● **Instruction**
Leave out every picture, then transcribe the rest of the listing exactly.

● **Dataset content**
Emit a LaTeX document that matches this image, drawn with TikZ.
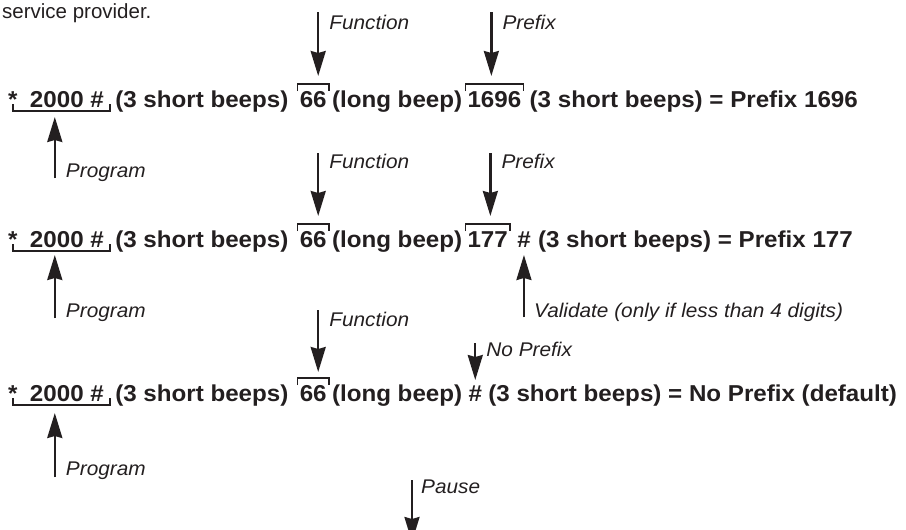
\documentclass[tikz,border=0pt]{standalone}
\usepackage{fontspec}
\setmainfont{Liberation Sans}
\newfontfamily\rowfont{Liberation Sans}[FakeStretch=1.05]
\usetikzlibrary{arrows.meta,calc}
\definecolor{ink}{HTML}{231F20}
\begin{document}
\begin{tikzpicture}[x=1pt,y=-1pt,
  txt/.style={inner sep=0pt,anchor=base west,text=ink,font=\rowfont\bfseries\fontsize{23}{27}\selectfont},
  lab/.style={inner sep=0pt,anchor=base west,text=ink,font=\rowfont\itshape\fontsize{19.8}{23}\selectfont},
  top/.style={inner sep=0pt,anchor=base west,text=ink,font=\fontsize{20.5}{24}\selectfont},
  arr/.style={draw=ink,fill=ink,line width=2.3pt,-{Stealth[length=25pt,width=15pt,inset=2pt]}},
  brk/.style={draw=ink,line width=1.5pt}]
\useasboundingbox (0,0) rectangle (906,530);
\clip (0,0) rectangle (906,530);

\node[top] (intro) at (2,18) {service provider.};

% ---------- Row 1 ----------
\node[txt] (r1s) at (8,107) {*};
\node[txt] (r1p) at ($(r1s.base east)+(12,0)$) {2000 \#};
\node[txt] (r1b) at ($(r1p.base east)+(11,0)$) {(3 short beeps)};
\node[txt] (r1f) at ($(r1b.base east)+(11,0)$) {66};
\node[txt] (r1l) at ($(r1f.base east)+(5,0)$) {(long beep)};
\node[txt] (r1x) at ($(r1l.base east)+(5,0)$) {1696};
\node[txt] (r1e) at ($(r1x.base east)+(8,0)$) {(3 short beeps) = Prefix 1696};

\coordinate (r1ul) at ($(r1s.base)+(0,-3)$);
\coordinate (r1ur) at ($(r1p.base east)+(6,-3)$);
\draw[brk] (r1ul) -- ($(r1ul)+(0,7)$) -- ($(r1ur)+(0,7)$) -- (r1ur);
\draw[brk] ($(r1f.base west)+(-2,-16)$) -- ($(r1f.base west)+(-2,-23)$) -- ($(r1f.base east)+(2,-23)$) -- ($(r1f.base east)+(2,-16)$);
\draw[brk] ($(r1x.base west)+(-2,-16)$) -- ($(r1x.base west)+(-2,-23)$) -- ($(r1x.base east)+(2,-23)$) -- ($(r1x.base east)+(2,-16)$);

\coordinate (r1fT) at ($(r1f.base)+(5,-95)$);
\coordinate (r1fH) at ($(r1f.base)+(5,-31)$);
\draw[arr] (r1fT) -- (r1fH);
\node[lab] (r1fL) at ($(r1fT)+(11,17)$) {Function};

\coordinate (r1xT) at ($(r1x.base west)+(24,-95)$);
\coordinate (r1xH) at ($(r1x.base west)+(24,-31)$);
\draw[arr] (r1xT) -- (r1xH);
\node[lab] (r1xL) at ($(r1xT)+(11,17)$) {Prefix};

\coordinate (r1gH) at ($(r1p.base west)+(25,10)$);
\coordinate (r1gT) at ($(r1p.base west)+(25,71)$);
\draw[arr] (r1gT) -- (r1gH);
\node[lab] (r1gL) at ($(r1gT)+(11,-1)$) {Program};

% ---------- Row 2 ----------
\node[txt] (r2s) at (8,247) {*};
\node[txt] (r2p) at ($(r2s.base east)+(12,0)$) {2000 \#};
\node[txt] (r2b) at ($(r2p.base east)+(11,0)$) {(3 short beeps)};
\node[txt] (r2f) at ($(r2b.base east)+(11,0)$) {66};
\node[txt] (r2l) at ($(r2f.base east)+(5,0)$) {(long beep)};
\node[txt] (r2x) at ($(r2l.base east)+(5,0)$) {177};
\node[txt] (r2h) at ($(r2x.base east)+(9,0)$) {\#};
\node[txt] (r2e) at ($(r2h.base east)+(7,0)$) {(3 short beeps) = Prefix 177};

\coordinate (r2ul) at ($(r2s.base)+(0,-3)$);
\coordinate (r2ur) at ($(r2p.base east)+(6,-3)$);
\draw[brk] (r2ul) -- ($(r2ul)+(0,7)$) -- ($(r2ur)+(0,7)$) -- (r2ur);
\draw[brk] ($(r2f.base west)+(-2,-16)$) -- ($(r2f.base west)+(-2,-23)$) -- ($(r2f.base east)+(2,-23)$) -- ($(r2f.base east)+(2,-16)$);
\draw[brk] ($(r2x.base west)+(-2,-16)$) -- ($(r2x.base west)+(-2,-23)$) -- ($(r2x.base east)+(2,-23)$) -- ($(r2x.base east)+(2,-16)$);

\coordinate (r2fT) at ($(r2f.base)+(5,-94)$);
\coordinate (r2fH) at ($(r2f.base)+(5,-31)$);
\draw[arr] (r2fT) -- (r2fH);
\node[lab] (r2fL) at ($(r2fT)+(11,15)$) {Function};

\coordinate (r2xT) at ($(r2x.base west)+(23,-94)$);
\coordinate (r2xH) at ($(r2x.base west)+(23,-31)$);
\draw[arr] (r2xT) -- (r2xH);
\node[lab] (r2xL) at ($(r2xT)+(11,15)$) {Prefix};

\coordinate (r2vH) at ($(r2h.base)+(0,8)$);
\coordinate (r2vT) at ($(r2h.base)+(0,70)$);
\draw[arr] (r2vT) -- (r2vH);
\node[lab] (r2vL) at ($(r2vT)+(10,0)$) {Validate (only if less than 4 digits)};

\coordinate (r2gH) at ($(r2p.base west)+(25,8)$);
\coordinate (r2gT) at ($(r2p.base west)+(25,71)$);
\draw[arr] (r2gT) -- (r2gH);
\node[lab] (r2gL) at ($(r2gT)+(11,-1)$) {Program};

% ---------- Row 3 ----------
\node[txt] (r3s) at (8,401) {*};
\node[txt] (r3p) at ($(r3s.base east)+(12,0)$) {2000 \#};
\node[txt] (r3b) at ($(r3p.base east)+(11,0)$) {(3 short beeps)};
\node[txt] (r3f) at ($(r3b.base east)+(11,0)$) {66};
\node[txt] (r3l) at ($(r3f.base east)+(5,0)$) {(long beep)};
\node[txt] (r3h) at ($(r3l.base east)+(6,0)$) {\#};
\node[txt] (r3e) at ($(r3h.base east)+(6,0)$) {(3 short beeps) = No Prefix (default)};

\coordinate (r3ul) at ($(r3s.base)+(0,-3)$);
\coordinate (r3ur) at ($(r3p.base east)+(6,-3)$);
\draw[brk] (r3ul) -- ($(r3ul)+(0,7)$) -- ($(r3ur)+(0,7)$) -- (r3ur);
\draw[brk] ($(r3f.base west)+(-2,-16)$) -- ($(r3f.base west)+(-2,-23)$) -- ($(r3f.base east)+(2,-23)$) -- ($(r3f.base east)+(2,-16)$);

\coordinate (r3fT) at ($(r3f.base)+(5,-91)$);
\coordinate (r3fH) at ($(r3f.base)+(5,-29)$);
\draw[arr] (r3fT) -- (r3fH);
\node[lab] (r3fL) at ($(r3fT)+(11,16)$) {Function};

\coordinate (r3nT) at ($(r3h.base)+(0,-58)$);
\coordinate (r3nH) at ($(r3h.base)+(0,-21)$);
\draw[arr] (r3nT) -- (r3nH);
\node[lab] (r3nL) at ($(r3nT)+(11,13)$) {No Prefix};

\coordinate (r3gH) at ($(r3p.base west)+(25,12)$);
\coordinate (r3gT) at ($(r3p.base west)+(25,76)$);
\draw[arr] (r3gT) -- (r3gH);
\node[lab] (r3gL) at ($(r3gT)+(11,-2)$) {Program};

% ---------- Pause ----------
\coordinate (pT) at (412,480);
\coordinate (pH) at (412,542);
\draw[arr] (pT) -- (pH);
\node[lab] (pL) at ($(pT)+(9,13)$) {Pause};
\end{tikzpicture}
\end{document}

● **Solution to this exercise**
Emit a LaTeX document that matches this image, drawn with TikZ.
\documentclass[tikz,border=0pt]{standalone}
\usepackage{fontspec}
\setmainfont{Liberation Sans}
\newfontfamily\rowfont{Liberation Sans}[FakeStretch=1.05]
\usetikzlibrary{arrows.meta,calc}
\definecolor{ink}{HTML}{231F20}
\begin{document}
\begin{tikzpicture}[x=1pt,y=-1pt,
  txt/.style={inner sep=0pt,anchor=base west,text=ink,font=\rowfont\bfseries\fontsize{23}{27}\selectfont},
  lab/.style={inner sep=0pt,anchor=base west,text=ink,font=\rowfont\itshape\fontsize{19.8}{23}\selectfont},
  top/.style={inner sep=0pt,anchor=base west,text=ink,font=\fontsize{20.5}{24}\selectfont},
  arr/.style={draw=ink,fill=ink,line width=2.3pt,-{Stealth[length=25pt,width=15pt,inset=2pt]}},
  brk/.style={draw=ink,line width=1.5pt}]
\useasboundingbox (0,0) rectangle (906,530);
\clip (0,0) rectangle (906,530);

\node[top] (intro) at (2,18) {service provider.};

% ---------- Row 1 ----------
\node[txt] (r1s) at (8,107) {*};
\node[txt] (r1p) at ($(r1s.base east)+(12,0)$) {2000 \#};
\node[txt] (r1b) at ($(r1p.base east)+(11,0)$) {(3 short beeps)};
\node[txt] (r1f) at ($(r1b.base east)+(11,0)$) {66};
\node[txt] (r1l) at ($(r1f.base east)+(5,0)$) {(long beep)};
\node[txt] (r1x) at ($(r1l.base east)+(5,0)$) {1696};
\node[txt] (r1e) at ($(r1x.base east)+(8,0)$) {(3 short beeps) = Prefix 1696};

\coordinate (r1ul) at ($(r1s.base)+(0,-3)$);
\coordinate (r1ur) at ($(r1p.base east)+(6,-3)$);
\draw[brk] (r1ul) -- ($(r1ul)+(0,7)$) -- ($(r1ur)+(0,7)$) -- (r1ur);
\draw[brk] ($(r1f.base west)+(-2,-16)$) -- ($(r1f.base west)+(-2,-23)$) -- ($(r1f.base east)+(2,-23)$) -- ($(r1f.base east)+(2,-16)$);
\draw[brk] ($(r1x.base west)+(-2,-16)$) -- ($(r1x.base west)+(-2,-23)$) -- ($(r1x.base east)+(2,-23)$) -- ($(r1x.base east)+(2,-16)$);

\coordinate (r1fT) at ($(r1f.base)+(5,-95)$);
\coordinate (r1fH) at ($(r1f.base)+(5,-31)$);
\draw[arr] (r1fT) -- (r1fH);
\node[lab] (r1fL) at ($(r1fT)+(11,17)$) {Function};

\coordinate (r1xT) at ($(r1x.base west)+(24,-95)$);
\coordinate (r1xH) at ($(r1x.base west)+(24,-31)$);
\draw[arr] (r1xT) -- (r1xH);
\node[lab] (r1xL) at ($(r1xT)+(11,17)$) {Prefix};

\coordinate (r1gH) at ($(r1p.base west)+(25,10)$);
\coordinate (r1gT) at ($(r1p.base west)+(25,71)$);
\draw[arr] (r1gT) -- (r1gH);
\node[lab] (r1gL) at ($(r1gT)+(11,-1)$) {Program};

% ---------- Row 2 ----------
\node[txt] (r2s) at (8,247) {*};
\node[txt] (r2p) at ($(r2s.base east)+(12,0)$) {2000 \#};
\node[txt] (r2b) at ($(r2p.base east)+(11,0)$) {(3 short beeps)};
\node[txt] (r2f) at ($(r2b.base east)+(11,0)$) {66};
\node[txt] (r2l) at ($(r2f.base east)+(5,0)$) {(long beep)};
\node[txt] (r2x) at ($(r2l.base east)+(5,0)$) {177};
\node[txt] (r2h) at ($(r2x.base east)+(9,0)$) {\#};
\node[txt] (r2e) at ($(r2h.base east)+(7,0)$) {(3 short beeps) = Prefix 177};

\coordinate (r2ul) at ($(r2s.base)+(0,-3)$);
\coordinate (r2ur) at ($(r2p.base east)+(6,-3)$);
\draw[brk] (r2ul) -- ($(r2ul)+(0,7)$) -- ($(r2ur)+(0,7)$) -- (r2ur);
\draw[brk] ($(r2f.base west)+(-2,-16)$) -- ($(r2f.base west)+(-2,-23)$) -- ($(r2f.base east)+(2,-23)$) -- ($(r2f.base east)+(2,-16)$);
\draw[brk] ($(r2x.base west)+(-2,-16)$) -- ($(r2x.base west)+(-2,-23)$) -- ($(r2x.base east)+(2,-23)$) -- ($(r2x.base east)+(2,-16)$);

\coordinate (r2fT) at ($(r2f.base)+(5,-94)$);
\coordinate (r2fH) at ($(r2f.base)+(5,-31)$);
\draw[arr] (r2fT) -- (r2fH);
\node[lab] (r2fL) at ($(r2fT)+(11,15)$) {Function};

\coordinate (r2xT) at ($(r2x.base west)+(23,-94)$);
\coordinate (r2xH) at ($(r2x.base west)+(23,-31)$);
\draw[arr] (r2xT) -- (r2xH);
\node[lab] (r2xL) at ($(r2xT)+(11,15)$) {Prefix};

\coordinate (r2vH) at ($(r2h.base)+(0,8)$);
\coordinate (r2vT) at ($(r2h.base)+(0,70)$);
\draw[arr] (r2vT) -- (r2vH);
\node[lab] (r2vL) at ($(r2vT)+(10,0)$) {Validate (only if less than 4 digits)};

\coordinate (r2gH) at ($(r2p.base west)+(25,8)$);
\coordinate (r2gT) at ($(r2p.base west)+(25,71)$);
\draw[arr] (r2gT) -- (r2gH);
\node[lab] (r2gL) at ($(r2gT)+(11,-1)$) {Program};

% ---------- Row 3 ----------
\node[txt] (r3s) at (8,401) {*};
\node[txt] (r3p) at ($(r3s.base east)+(12,0)$) {2000 \#};
\node[txt] (r3b) at ($(r3p.base east)+(11,0)$) {(3 short beeps)};
\node[txt] (r3f) at ($(r3b.base east)+(11,0)$) {66};
\node[txt] (r3l) at ($(r3f.base east)+(5,0)$) {(long beep)};
\node[txt] (r3h) at ($(r3l.base east)+(6,0)$) {\#};
\node[txt] (r3e) at ($(r3h.base east)+(6,0)$) {(3 short beeps) = No Prefix (default)};

\coordinate (r3ul) at ($(r3s.base)+(0,-3)$);
\coordinate (r3ur) at ($(r3p.base east)+(6,-3)$);
\draw[brk] (r3ul) -- ($(r3ul)+(0,7)$) -- ($(r3ur)+(0,7)$) -- (r3ur);
\draw[brk] ($(r3f.base west)+(-2,-16)$) -- ($(r3f.base west)+(-2,-23)$) -- ($(r3f.base east)+(2,-23)$) -- ($(r3f.base east)+(2,-16)$);

\coordinate (r3fT) at ($(r3f.base)+(5,-91)$);
\coordinate (r3fH) at ($(r3f.base)+(5,-29)$);
\draw[arr] (r3fT) -- (r3fH);
\node[lab] (r3fL) at ($(r3fT)+(11,16)$) {Function};

\coordinate (r3nT) at ($(r3h.base)+(0,-58)$);
\coordinate (r3nH) at ($(r3h.base)+(0,-21)$);
\draw[arr] (r3nT) -- (r3nH);
\node[lab] (r3nL) at ($(r3nT)+(11,13)$) {No Prefix};

\coordinate (r3gH) at ($(r3p.base west)+(25,12)$);
\coordinate (r3gT) at ($(r3p.base west)+(25,76)$);
\draw[arr] (r3gT) -- (r3gH);
\node[lab] (r3gL) at ($(r3gT)+(11,-2)$) {Program};

% ---------- Pause ----------
\coordinate (pT) at (412,480);
\coordinate (pH) at (412,542);
\draw[arr] (pT) -- (pH);
\node[lab] (pL) at ($(pT)+(9,13)$) {Pause};
\end{tikzpicture}
\end{document}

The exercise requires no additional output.